Publicado en: El Nacional
Por: Fernando Rodríguez
Si después de las pasadas elecciones, de la epidemia de alacranización, de la alta dosis de irrealidad de tanto realista político, la endeblez de todo tipo de los partidos opositores y sus deseos irrefrenables de arañarse cruelmente, de curiosos fenómenos como el silencio de los “líderes” ante los desaguisados electorales o el poco diplomático machetazo que partió la MUD, o las muy vagas e inconcretas finalidades de los radicales, Voluntad Popular o Vente Venezuela… O esa síntesis de síntesis política que es Barinas, se podría decir que se enterró la unidad que era de las pocas banderas, incolora por lo visto, que acompañaba como un dogma a la oposición desde sus inicios, a pesar de verraqueras y egoísmos. Lo que resultaba bastante natural en un esquema político frentista en que los más débiles deben unirse para enfrentar al déspota poderoso y armado y dejar para mañana las contradicciones entre ellos.
Algunos optimistas irredentos dicen que sí, llegó el caos, pero no es la primera vez que hay que desarmar algo para poder volverlo a armar, a tal punto estaba descompuesto el diseño para armonizarlo. Claro, es una posibilidad. Pero al menos tendríamos que ponernos de acuerdo, so pena de perder otras décadas de horror, de un mínimo de reglas para jugar decentemente la nueva partida. No es de extrañar que de nuevo cada quien quiera poner sus cartas a rajatabla. A lo mejor solo queda invocar unos gramos de tolerancia, que no es demasiado pedir.
Yo me atrevería a sugerir una opción, que es una suerte de cambio de tablero. En vez de ver cómo partidos y partiditos, líderes y lidercitos, se quieren coger la cabeza del tropel; se pudiese pensar en acordarse sobre un programa para tratar de aliviar esta Venezuela sangrante, la que todos conocemos: la de los seis millones y tantos de migrantes, la de la inflación más alta del mundo, la de 75% de pobres de solemnidad, la de 80% de pérdida del PIB, de la destrucción de la educación a todo nivel, la de un sistema de salud sin soportes, de la corrupción probablemente más gigantesca del orbe, la indiciada por violación de derechos humanos acusada en la ONU o en la CPI… Sí, ese monstruo que genera todo el dolor del mundo en tantísimos seres humanos. Eso quiere significar, en dos platos, crear un programa de extrema urgencia social que permita amainar tanto dolor y humillación. Hagámoslo en cambote, ya veremos luego quién se ocupa de cada cosa, de cada herida.
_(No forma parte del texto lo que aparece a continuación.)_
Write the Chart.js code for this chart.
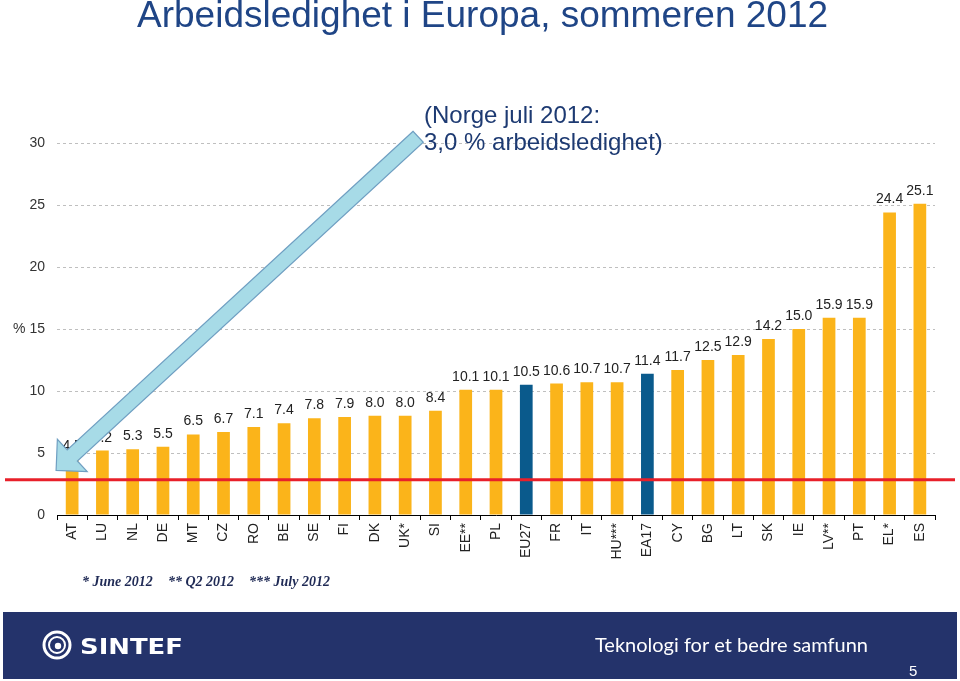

Sí, seguro hay que restituir la democracia, pero primero está el niño que agoniza por falta de penicilina o el anciano que no alcanza a comer o el que camina sin rumbo y sin destino por los caminos que le son extraños o el que llora todo lo perdido. Eso significa algunas cosas, por ejemplo, una política que busque la igualdad en uno de los países más desiguales del planeta (hay ricos de ayer y cantidades de hoy que la pasan muy bien aun en estas circunstancias, burguesía de bodegones y ladrones; en el “este” de las ciudades o por esos mundos). Habría que luchar por repartir, ya. Habrá que hacer una política exterior lo más amplia imaginable, chinos y gringos, por ejemplo, para sobrevivir; habrá que perseguir los miles de millones que le sacaron de los bolsillos al pueblo los que hoy gobiernan. Lo digo pecaminosamente para mucho, habrá que ser roosveltianos, socialdemócratas radicales, estar a la izquierda pues (no olvide que el mapa actual y futuro latinoamericano se enrojece, para mal no pocas veces y en algún caso para bien). Solo así lograremos lo que no hemos podido desde hace mucho, mover al pueblo, unirlo y hacerlo combatiente. Luego veremos hacia dónde el cetro se mueve a largo plazo, qué complicada es la escogencia, inviable en este infierno. En lo inmediato solo hay martirio.